Please help me understand this. Because of money reasons I had to move and stop seeing my therapist. Twice now I have seen her when she isn’t really there. Once I got up to go to the bathroom in the middle of the night and when I was washing my hands I saw her behind me. I called her name and asked her a few questions. The image I saw of her reached out and touched me. I could feel her like she was really there. Another time I was studying late at night. I looked up from my homework and saw her standing over me. I talked to her for twenty minutes and gave her a hug. But the thing is she isn’t really here. I know she’s not, but it feels so real. I want it to be real. I miss her. Am I crazy? It makes me sick how much I miss her and I wish I could afford to pay for more therapy. I’m so worried that I’m going insane or that I’m becoming psychotic because I am seeing, talking, and feeling a person who is not there. I feel like she died except that she isn’t dead. what can I do? Am I crazy??? Please help.Hallucinating?
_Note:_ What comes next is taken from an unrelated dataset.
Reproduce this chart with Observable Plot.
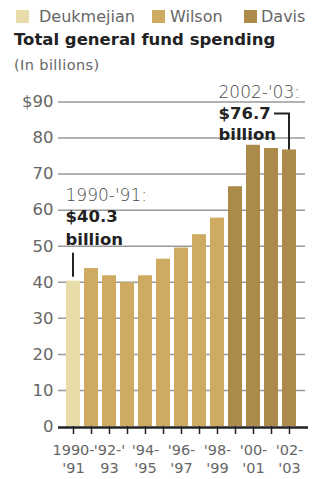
<!DOCTYPE html>
<html>
<head>
<meta charset="utf-8">
<script src="https://cdn.jsdelivr.net/npm/d3@7"></script>
<script src="https://cdn.jsdelivr.net/npm/@observablehq/plot@0.6"></script>
<style>
  html, body { margin: 0; padding: 0; background: #fff; }
  body { position: relative; width: 325px; height: 479px; overflow: hidden; font-family: "DejaVu Sans", sans-serif; }
  .key { position: absolute; top: 8px; height: 17px; display: flex; align-items: center; font-size: 16px; color: #666; white-space: nowrap; }
  .key .sw { display: inline-block; width: 13px; height: 13px; }
  #title { position: absolute; left: 14px; top: 30px; font-size: 16.5px; font-weight: bold; color: #222; white-space: nowrap; }
  #sub { position: absolute; left: 14px; top: 57px; font-size: 14.5px; letter-spacing: 0.4px; color: #666; white-space: nowrap; }
  #chart { position: absolute; left: 0; top: 72px; }
  #chart svg { overflow: visible; }
</style>
</head>
<body>
<div id="legend"></div>
<div id="title">Total general fund spending</div>
<div id="sub">(In billions)</div>
<div id="chart"></div>
<script>
// Fiscal years and general fund spending, in billions of dollars
const years = ["1990-91", "1991-92", "1992-93", "1993-94", "1994-95", "1995-96", "1996-97",
               "1997-98", "1998-99", "1999-00", "2000-01", "2001-02", "2002-03"];
const spending = [40.3, 43.8, 41.8, 39.9, 41.8, 46.4, 49.5, 53.2, 57.8, 66.5, 78.0, 77.1, 76.7];
const governor = ["Deukmejian", "Wilson", "Wilson", "Wilson", "Wilson", "Wilson", "Wilson",
                  "Wilson", "Wilson", "Davis", "Davis", "Davis", "Davis"];

// Governors and their colours
const governors = ["Deukmejian", "Wilson", "Davis"];
const governorColors = ["#e8dcaa", "#cfab61", "#ac8b4a"];

// Axis tick labels
const xLabels = ["1990-\n'91", "", "'92-'\n93", "", "'94-\n'95", "", "'96-\n'97", "",
                 "'98-\n'99", "", "'00-\n'01", "", "'02-\n'03"];
const yTicks = [0, 10, 20, 30, 40, 50, 60, 70, 80, 90];

// Callouts for the first and last fiscal year
const notes = [
  {year: "1990-91", period: "1990-'91:"},
  {year: "2002-03", period: "2002-'03:"}
].map(d => {
  const v = spending[years.indexOf(d.year)];
  return {...d, value: v, amount: `$${v.toFixed(1)}`};
});

const rows = years.map((y, i) => ({year: y, spending: spending[i], governor: governor[i]}));

// Legend
const legendPos = [{sw: 16, tx: 39}, {sw: 152, tx: 170}, {sw: 244, tx: 261}];
const legend = document.getElementById("legend");
governors.forEach((g, i) => {
  const sw = document.createElement("div");
  sw.className = "key";
  sw.style.left = legendPos[i].sw + "px";
  sw.innerHTML = `<span class="sw" style="background:${governorColors[i]}"></span>`;
  legend.appendChild(sw);
  const tx = document.createElement("div");
  tx.className = "key";
  tx.style.left = legendPos[i].tx + "px";
  tx.textContent = g;
  legend.appendChild(tx);
});

// Leader lines from the callouts to their bars
function leaders(index, scales) {
  const x = scales.x, y = scales.y;
  const bw = x.bandwidth ? x.bandwidth() : 15;
  const g = d3.create("svg:g")
    .attr("fill", "none").attr("stroke", "#222").attr("stroke-width", 2);
  const a = notes[0], b = notes[1];
  const xa = x(a.year) + bw / 2, ya = y(a.value);
  g.append("path").attr("d", `M${xa},${ya - 4}V${ya - 28}`);
  const xb = x(b.year) + bw / 2, yb = y(b.value);
  g.append("path").attr("d", `M${xb - 15},${yb - 36}H${xb}V${yb}`);
  return g.node();
}

const calloutLight = {textAnchor: "start", lineAnchor: "bottom", fontSize: 17, fontWeight: 200, fill: "#4a4a4a"};
const calloutBold = {textAnchor: "start", lineAnchor: "bottom", fontSize: 16.5, fontWeight: "bold", fill: "#222"};

const chart = Plot.plot({
  width: 325,
  height: 407,
  marginTop: 29.5,
  marginBottom: 53,
  marginLeft: 58,
  marginRight: 20,
  style: {fontFamily: "\"DejaVu Sans\", sans-serif", background: "transparent", overflow: "visible"},
  x: {domain: years, paddingInner: 0.2, paddingOuter: 0.2, label: null},
  y: {domain: [0, 90], label: null},
  color: {domain: governors, range: governorColors},
  marks: [
    Plot.gridY(yTicks.filter(d => d > 0), {stroke: "#999", strokeOpacity: 1, strokeWidth: 1.5}),
    Plot.axisY(yTicks, {
      tickSize: 0, tickPadding: 5, fontSize: 16.5, fill: "#666", label: null,
      tickFormat: d => d === 90 ? "$90" : String(d)
    }),
    Plot.barY(rows, {x: "year", y: "spending", fill: "governor"}),
    Plot.ruleY([0], {stroke: "#222", strokeWidth: 2.5, dy: 1, insetRight: -3}),
    Plot.axisX({
      tickSize: 8, tickPadding: 8, stroke: "#222", strokeWidth: 1.5,
      fontSize: 14.5, lineHeight: 1.24, fill: "#666", label: null,
      tickFormat: d => xLabels[years.indexOf(d)]
    }),
    // Callout text
    Plot.text([notes[0]], {x: "year", y: "value", text: "period", dx: -8, dy: -80, ...calloutLight}),
    Plot.text([notes[0]], {x: "year", y: "value", text: "amount", dx: -8, dy: -59, ...calloutBold}),
    Plot.text([notes[0]], {x: "year", y: "value", text: () => "billion", dx: -8, dy: -36, ...calloutBold}),
    Plot.text([notes[1]], {x: "year", y: "value", text: "period", dx: -71, dy: -52, ...calloutLight}),
    Plot.text([notes[1]], {x: "year", y: "value", text: "amount", dx: -71, dy: -31, ...calloutBold}),
    Plot.text([notes[1]], {x: "year", y: "value", text: () => "billion", dx: -71, dy: -10, ...calloutBold}),
    leaders
  ]
});
document.getElementById("chart").appendChild(chart);
</script>
</body>
</html>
It would be premature to suggest that you are experiencing hallucinations which are associated with psychotic disorders. It may be that this separation has been traumatizing and these images are associated with that trauma. It is also important to rule out other possibilities such as illicit substance use or sleep deprivation. To know what may be happening, I would need to collect much more information about these experiences.
Your experiences are unusual and require investigation. I would recommend having a medical evaluation and a mental health evaluation. You were not able to afford your ex-therapist but there may be free or low-cost mental health services in your new community. Check with the local health department or your community mental health center to determine what services are available.
Finally, it would be advantageous to document when these experiences occur. Do they happen in the middle of the night or when you’re having trouble sleeping or when you’re having a particularly stressful day? You might begin to see a pattern. Documenting this information would also assist a mental health professional in determining what may be causing these experiences. Please take care.